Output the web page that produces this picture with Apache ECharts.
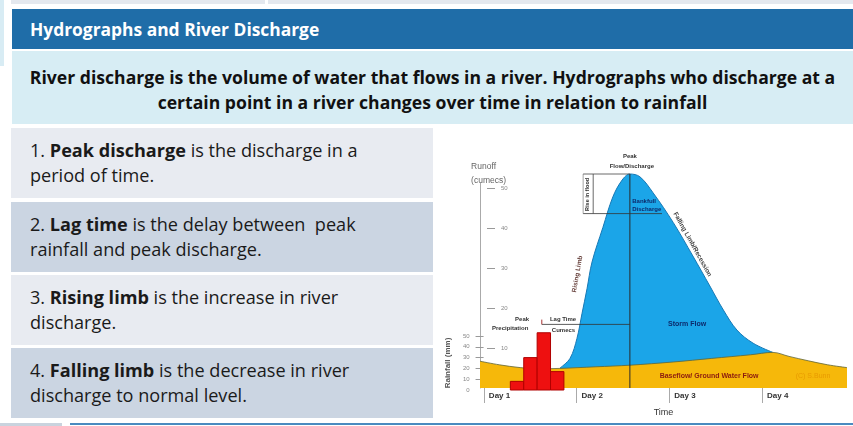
<!DOCTYPE html>
<html>
<head>
<meta charset="utf-8">
<script src="https://cdn.jsdelivr.net/npm/echarts@6/dist/echarts.min.js"></script>
<style>
  html, body { margin: 0; padding: 0; width: 853px; height: 426px; overflow: hidden; background: #fff; font-family: "Open Sans", Lato, sans-serif; }
  .abs { position: absolute; }
  #topstrip1 { left: 11px; top: 0; width: 254px; height: 4px; background: #E4E8EE; }
  #topstrip2 { left: 268px; top: 0; width: 585px; height: 4px; background: #E4E8EE; }
  #leftstrip { left: 0; top: 0; width: 4px; height: 66px; background: #D8ECF4; }
  #header { left: 12px; top: 9px; width: 841px; height: 40px; background: #1F6DA8; color: #fff; font-weight: bold; font-size: 17.4px; line-height: 40px; padding-left: 18px; box-sizing: border-box; white-space: nowrap; }
  #sub { left: 12px; top: 51px; width: 841px; height: 73px; background: #D7EDF4; color: #111; font-weight: bold; font-size: 17.6px; line-height: 25px; text-align: center; padding-top: 14px; box-sizing: border-box; white-space: nowrap; }
  .box { left: 11px; width: 422px; height: 70px; color: #1a1a1a; font-size: 18.1px; line-height: 25px; padding: 10px 0 0 19px; box-sizing: border-box; white-space: nowrap; }
  .lt { background: #E8EBF1; }
  .dk { background: #CBD5E2; }
  #botl { left: 0; top: 423px; width: 62px; height: 3px; background: #C9D3DE; }
  #botr { left: 70px; top: 423px; width: 783px; height: 2px; background: #4A8BC0; }
  #chart { left: 436px; top: 126px; width: 417px; height: 296px; }
</style>
</head>
<body>
<div class="abs" id="topstrip1"></div>
<div class="abs" id="topstrip2"></div>
<div class="abs" id="leftstrip"></div>
<div class="abs" id="header">Hydrographs and River Discharge</div>
<div class="abs" id="sub">River discharge is the volume of water that flows in a river. Hydrographs who discharge at a<br>certain point in a river changes over time in relation to rainfall</div>
<div class="abs box lt" style="top:128px">1. <b>Peak discharge</b> is the discharge in a<br>period of time.</div>
<div class="abs box dk" style="top:202px">2. <b>Lag time</b> is the delay between &nbsp;peak<br>rainfall and peak discharge.</div>
<div class="abs box lt" style="top:275px">3. <b>Rising limb</b> is the increase in river<br>discharge.</div>
<div class="abs box dk" style="top:348px">4. <b>Falling limb</b> is the decrease in river<br>discharge to normal level.</div>
<div class="abs" id="botl"></div>
<div class="abs" id="botr"></div>
<div class="abs" id="chart"></div>
<script>
// ---- data (hours since start, runoff in cumecs, rainfall in mm) ----
const dayTicks = [1, 25, 49, 73];
const dayLabels = ['Day 1', 'Day 2', 'Day 3', 'Day 4'];
const runoffTicks = [10, 20, 30, 40, 50];
const rainTickValues = [10, 20, 30, 40, 50];
const rainLabelValues = [0, 10, 20, 30, 40, 50];

// total discharge (storm flow + baseflow)
const stormHours = [20.7, 23.3, 25.1, 26.4, 27.7, 29.0, 31.8, 34.4, 36.8, 38.8, 41.4, 44.8, 50.0, 55.1, 59.5, 63.0, 66.5, 70.7, 75.8];
const stormValues = [5.0, 7.4, 12.4, 18.6, 24.8, 31.5, 40.1, 47.8, 52.0, 53.5, 52.8, 48.8, 41.4, 33.0, 25.5, 19.5, 14.5, 11.2, 8.9];

// baseflow / ground water flow
const baseHours = [0, 5, 10.4, 15, 20.7, 30, 38.8, 50, 60, 70, 75.8, 80, 85, 90, 95];
const baseValues = [6.7, 5.8, 5.1, 4.8, 4.9, 5.3, 5.7, 6.5, 7.4, 8.3, 8.9, 7.9, 6.8, 5.8, 5.1];

// rainfall blocks
const rainStart = [7, 10.5, 14, 17.5];
const rainEnd = [10.5, 14, 17.5, 21];
const rainValues = [8, 30, 53, 17];

const peakHour = 38.8;
const peakValue = 53.5;

const chart = echarts.init(document.getElementById('chart'));

const pairs = (xs, ys) => xs.map((x, i) => [x, ys[i]]);
const hidX = (g) => ({ type: 'value', gridIndex: g, min: 0, max: 95, show: false });

chart.setOption({
  animation: false,
  textStyle: { fontFamily: 'Liberation Sans, sans-serif' },
  grid: [
    { left: 44, right: 6, top: 42, bottom: 32 },
    { left: 44, right: 6, top: 57, bottom: 34 },
    { left: 44, right: 6, top: 210, bottom: 32 }
  ],
  xAxis: [
    {
      type: 'value', gridIndex: 0, min: 0, max: 95, offset: 2,
      axisLine: { show: false },
      splitLine: { show: false },
      axisTick: { show: true, customValues: dayTicks, length: 15, lineStyle: { color: '#aaa' } },
      axisLabel: {
        customValues: dayTicks, align: 'left', padding: [0, 0, 0, 5], margin: 2,
        fontSize: 8, color: '#333', fontWeight: 'bold',
        formatter: (v) => dayLabels[dayTicks.indexOf(v)] || ''
      },
      name: 'Time', nameLocation: 'middle', nameGap: 18,
      nameTextStyle: { fontSize: 9, color: '#333' }
    },
    hidX(1), hidX(2)
  ],
  yAxis: [
    {
      type: 'value', gridIndex: 0, min: 0, max: 55, position: 'left', offset: -7,
      axisLine: { show: false }, splitLine: { show: false },
      axisTick: { show: true, inside: true, length: 8, customValues: runoffTicks, lineStyle: { color: '#999' } },
      axisLabel: { inside: true, margin: 14, customValues: runoffTicks, fontSize: 6, color: '#888' }
    },
    {
      type: 'value', gridIndex: 1, min: 0, max: 1, position: 'left',
      axisLine: { show: true, lineStyle: { color: '#aaa', width: 1 } },
      axisTick: { show: false }, axisLabel: { show: false }, splitLine: { show: false }
    },
    {
      type: 'value', gridIndex: 2, min: 0, max: 50, position: 'left', offset: 2,
      axisLine: { show: false }, splitLine: { show: false },
      axisTick: { show: true, length: 8, customValues: rainTickValues, lineStyle: { color: '#999' } },
      axisLabel: { margin: 12, customValues: rainLabelValues, fontSize: 6, color: '#888' },
      name: 'Rainfall (mm)', nameLocation: 'middle', nameRotate: 90, nameGap: 27,
      nameTextStyle: { fontSize: 8, color: '#555', fontWeight: 'bold' }
    }
  ],
  series: [
    {
      name: 'Storm Flow', type: 'line', xAxisIndex: 0, yAxisIndex: 0,
      data: pairs(stormHours, stormValues), smooth: 0.35, symbol: 'none', clip: false, z: 2,
      lineStyle: { color: '#1678B5', width: 1 },
      areaStyle: { color: '#1BA5E8', opacity: 1 }
    },
    {
      name: 'Baseflow', type: 'line', xAxisIndex: 0, yAxisIndex: 0,
      data: pairs(baseHours, baseValues), smooth: 0.35, symbol: 'none', clip: false, z: 3,
      lineStyle: { color: '#5e6437', width: 0.8 },
      areaStyle: { color: '#F6B80A', opacity: 1 }
    },
    {
      name: 'Rainfall', type: 'custom', xAxisIndex: 2, yAxisIndex: 2, z: 4,
      data: rainStart.map((s, i) => [s, rainEnd[i], rainValues[i]]),
      renderItem: (params, api) => {
        const p0 = api.coord([api.value(0), api.value(2)]);
        const p1 = api.coord([api.value(1), 0]);
        return {
          type: 'rect',
          shape: { x: p0[0], y: p0[1], width: p1[0] - p0[0], height: p1[1] - p0[1] },
          style: { fill: '#EE1010', stroke: '#B00000', lineWidth: 1 }
        };
      }
    }
  ]
});

// ---- annotations positioned in data coordinates ----
const P = (h, v) => chart.convertToPixel({ xAxisIndex: 0, yAxisIndex: 0 }, [h, v]);
const lineEl = (a, b, color, w) => ({ type: 'line', shape: { x1: a[0], y1: a[1], x2: b[0], y2: b[1] }, style: { stroke: color || '#333', lineWidth: w || 1 }, z: 100 });
const textEl = (txt, at, opts) => {
  opts = opts || {};
  return {
    type: 'text', x: at[0], y: at[1], rotation: (opts.rot || 0) * Math.PI / 180, z: 101,
    style: {
      text: txt, x: 0, y: 0, align: opts.align || 'center', verticalAlign: 'middle',
      fill: opts.color || '#333', font: (opts.weight || 'bold') + ' ' + (opts.size || 6) + 'px "Liberation Sans", sans-serif'
    }
  };
};

const riseLeft = 26.7, riseRight = 29.3, bankValue = 43.6, bankEnd = 47.1;
const lagValue = 15.9, lagStart = 16.0;

const els = [
  lineEl(P(peakHour, 0), P(peakHour, peakValue), '#2a2a2a', 1),
  // rise in flood bracket
  lineEl(P(riseLeft, peakValue), P(peakHour, peakValue), '#444', 0.8),
  lineEl(P(riseLeft, bankValue), P(bankEnd, bankValue), '#333', 0.8),
  lineEl(P(riseLeft, bankValue), P(riseLeft, peakValue), '#666', 0.6),
  lineEl(P(riseRight, bankValue), P(riseRight, peakValue), '#444', 0.8),
  // lag time
  lineEl(P(lagStart, lagValue), P(peakHour, lagValue), '#333', 0.8),
  lineEl(P(lagStart, lagValue), P(lagStart, lagValue + 1.2), '#a33', 1),
  textEl('Peak', P(peakHour, 57.8)),
  textEl('Flow/Discharge', P(39.3, 55.3)),
  textEl('Rise in flood', P(27.9, 48.4), { rot: 90, size: 5.5 }),
  textEl('Bankfull', P(39.4, 46.7), { align: 'left', color: '#0d2a6b' }),
  textEl('Discharge', P(39.4, 44.6), { align: 'left', color: '#0d2a6b' }),
  textEl('Lag Time', P(18.1, 17.2), { align: 'left' }),
  textEl('Cumecs', P(18.6, 14.5), { align: 'left' }),
  textEl('Peak', P(10.9, 17.2)),
  textEl('Precipitation', P(7.8, 14.9)),
  textEl('Rising Limb', P(25.2, 28.5), { rot: 80, size: 6.5, color: '#6a4540' }),
  textEl('Falling Limb/Recession', P(55.0, 35.9), { rot: -61, size: 6.5, color: '#444' }),
  textEl('Storm Flow', P(53.6, 16.1), { size: 7, color: '#0d2a6b' }),
  textEl('Baseflow/ Ground Water Flow', P(59.3, 3.0), { size: 7, color: '#8a1a10' }),
  textEl('(C) S.Bunn', P(86.2, 3.0), { size: 7, color: '#e89a00', weight: 'normal' }),
  textEl('Runoff', P(-2.3, 55.4), { align: 'left', size: 8.5, color: '#666', weight: 'normal' }),
  textEl('(cumecs)', P(-2.3, 51.8), { align: 'left', size: 8.5, color: '#666', weight: 'normal' })
];
chart.setOption({ graphic: { elements: els } });
</script>
</body>
</html>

□ □ □ □ □

Stated problem →
Pull every line containing "that" out of the data above.

Correct output →
Output the web page that produces this picture with Apache ECharts.
<div class="abs" id="sub">River discharge is the volume of water that flows in a river. Hydrographs who discharge at a<br>certain point in a river changes over time in relation to rainfall</div>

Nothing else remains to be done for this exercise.